Marie-Andrée Gill s’étourdit autour d’un amour qui ne peut s’enraciner et fleurir. L’attirance est forte. Un homme la retourne comme un gant. Ils se croisent, s’éloignent, se touchent du regard, ne peuvent se permettre les chemins de la grande jubilation. Ils sont des comètes qui s’enflamment quand la gravité les pousse l’un vers l’autre. Il suffit de si peu pour couper le souffle et vous figer dans l’instant. Un mouvement et voilà que le dépanneur vibre dans un commencement du monde. Et c’est toutes les promesses de l’aurore dans un sourire. Comment résister à l’attraction des corps, à ces carrefours où tout peut basculer ?

C’est quétaine de même
j’ai eu beau faire trente brassées
je suis pas capable de faire partir
les traces de tes doigts (p.59)

Que j’aime cette simplicité et ce mal qui se dit dans les gestes quotidiens. Ces instants où l’on devient l’aurore boréale et après, le souffle et une larme peut-être dans la dure réalité.

Je laisse le territoire m’éparpiller comme les oiseaux
migrateurs savent pas se perdre. (p.80)

J’aime ce recours à tout ce qui crie, chante, vole, court, bondit dans la forêt et habite les rivières et les lacs.
Marie-Andrée Gill portage sa peine au milieu des arbres et dans l’éclatement des sabots de la vierge au printemps, ces fleurs magnifiques que l’on dit impossibles à transplanter. La femme est ce corps en attente d’un pays, peut-être le Nitassinan qui reste un rêve à concrétiser. Une symbiose avec tout ce qui fait que nous franchissons le jour lentement, cheminant du matin au soir.

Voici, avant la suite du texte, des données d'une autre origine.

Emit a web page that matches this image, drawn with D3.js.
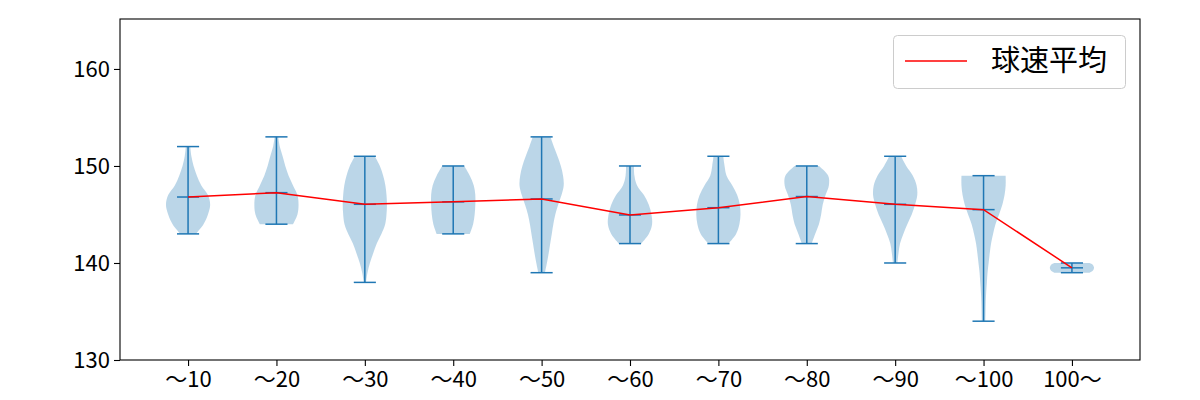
<!DOCTYPE html>
<html><head><meta charset="utf-8">
<script src="https://cdn.jsdelivr.net/npm/d3@7"></script>
<style>body{margin:0;background:#fff} text{font-family:"Noto Sans CJK JP","Noto Sans",sans-serif}</style>
</head><body><svg id="c" width="1200" height="400"></svg>
<script>
const categories = ["〜10","〜20","〜30","〜40","〜50","〜60","〜70","〜80","〜90","〜100","100〜"];
const mins  = [143,144,138,143,139,142,142,142,140,134,139];
const maxs  = [152,153,151,150,153,150,151,150,151,149,140];
const means = [146.8,147.25,146.05,146.3,146.6,144.95,145.7,146.85,146.05,145.5,139.5];
// relative half-widths, evenly spaced from min to max
const shapes = [
  [0.35,0.7,0.9,1.0,0.9,0.6,0.4,0.25,0.15,0.1],
  [0.75,0.95,1.0,0.95,0.75,0.55,0.4,0.28,0.15,0.08],
  [0.05,0.12,0.23,0.38,0.54,0.75,0.92,0.98,1.0,0.98,0.93,0.83,0.68,0.45],
  [0.75,0.9,0.97,1.0,1.0,0.93,0.75,0.5],
  [0.15,0.24,0.32,0.39,0.46,0.53,0.62,0.75,0.9,1.0,0.97,0.87,0.72,0.55,0.4],
  [0.5,0.85,1.0,0.97,0.85,0.63,0.32,0.2,0.18],
  [0.45,0.8,0.95,1.0,0.97,0.85,0.63,0.37,0.28,0.22],
  [0.22,0.38,0.55,0.65,0.72,0.85,1.0,0.97,0.55],
  [0.1,0.15,0.22,0.37,0.55,0.75,0.9,1.0,0.97,0.8,0.5,0.27],
  [0.08,0.09,0.1,0.12,0.15,0.18,0.23,0.28,0.34,0.43,0.54,0.7,0.85,0.95,1.0,1.0],
  [0.8,0.93,0.98,1.0,0.98,0.93,0.8]
];
const yTicks = [130,140,150,160];
const legendLabel = "球速平均";

const svg = d3.select("#c");
const L=120,R=1140,T=19,B=360;
const x = d3.scaleLinear().domain([0.23,11.77]).range([L,R]);
const y = d3.scaleLinear().domain([130,165.15]).range([B,T]);
const blue="#1f77b4";
const half = x(1.25)-x(1), cap = x(1.125)-x(1);

const g = svg.append("g");
shapes.forEach((sh,i)=>{
  const cx = x(i+1), n=sh.length;
  const pts = sh.map((w,k)=>({v: mins[i]+k*(maxs[i]-mins[i])/(n-1), w}));
  const area = d3.area().y(d=>y(d.v)).x0(d=>cx-d.w*half).x1(d=>cx+d.w*half).curve(d3.curveCatmullRom.alpha(0.5));
  g.append("path").attr("d",area(pts)).attr("fill",blue).attr("fill-opacity",0.3);
});
shapes.forEach((sh,i)=>{
  const cx=x(i+1);
  g.append("line").attr("x1",cx).attr("x2",cx).attr("y1",y(mins[i])).attr("y2",y(maxs[i])).attr("stroke",blue).attr("stroke-width",1.5);
  [mins[i],maxs[i],means[i]].forEach(v=>{
    g.append("line").attr("x1",cx-cap).attr("x2",cx+cap).attr("y1",y(v)).attr("y2",y(v)).attr("stroke",blue).attr("stroke-width",1.5);
  });
});
g.append("path").datum(means).attr("d",d3.line().x((d,i)=>x(i+1)).y(d=>y(d)))
  .attr("fill","none").attr("stroke","red").attr("stroke-width",1.5);

// axes
const ya = svg.append("g").attr("transform",`translate(${L},0)`)
  .call(d3.axisLeft(y).tickValues(yTicks).tickSize(6).tickPadding(4).tickFormat(d3.format("d")));
const xa = svg.append("g").attr("transform",`translate(0,${B})`)
  .call(d3.axisBottom(x).tickValues(d3.range(1,12)).tickSize(6).tickPadding(5).tickFormat(d=>categories[d-1]));
[ya,xa].forEach(a=>{a.select(".domain").remove(); a.selectAll("line").attr("stroke","#000").attr("stroke-width",1.1);
  a.selectAll("text").attr("fill","#000").style("font-size","22px").style("font-family",'"Noto Sans CJK JP",sans-serif');});
svg.append("rect").attr("x",L).attr("y",T).attr("width",R-L).attr("height",B-T).attr("fill","none").attr("stroke","#000").attr("stroke-width",1.1);

// legend
const lg = svg.append("g");
lg.append("rect").attr("x",893.5).attr("y",35.5).attr("width",232).attr("height",53).attr("rx",4)
  .attr("fill","#fff").attr("fill-opacity",0.8).attr("stroke","#ccc");
lg.append("line").attr("x1",905).attr("x2",967).attr("y1",61).attr("y2",61).attr("stroke","red").attr("stroke-width",1.5);
lg.append("text").attr("x",991).attr("y",71).text(legendLabel).style("font-size","29px").attr("fill","#000");
</script></body></html>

C’est dans le sacré d’un lever de soleil
la musique de nos animaux rescapés
et la douleur de ce qui brille

dans tout ce que la lenteur permet
par-dessus mon respir croche

que je laisse le temps
accorder sa guitare
comme du monde  (p.85)

J’ai refermé Chauffer le dehors tout doucement en imaginant une fleur qui se replie quand la chaleur du soleil n’arrive plus à la faire frissonner. Le temps fait son travail, permet de se calmer dans la pâleur du jour et de ressentir un petit pincement au cœur alors qu’on allait esquisser un sourire.

Si vous me cherchez, je suis chez nous
ou quelque part sur Nitassinan,
toutes mes portes et mes fenêtres sont ouvertes

je chauffe le dehors. (p.84)

Des chuchotements, des confidences qui se partagent à voix basse, pour ne pas briser le recueillement. Marie-Andrée Gill m’a touché comme ce papillon qui vole de manière imprévisible au chaud de l’été et s’approche pour voir si vous êtres toujours du côté des vivants. Ses images offrent des moments intenses qui vous figent devant leur simplicité. Une façon de respirer autrement malgré la peine qui se transforme lentement en nostalgie que l’on rejette d’un haussement des épaules, quand la vie a fait ce qu’elle devait faire. Certainement le recueil le plus réussi de cette jeune poétesse.


CHAUFFER LE DEHORS, poésie de MARIE-ANDRÉE GILL, publiée chez LA PEUPLADE, 2019, 104 pages, 19,95 $.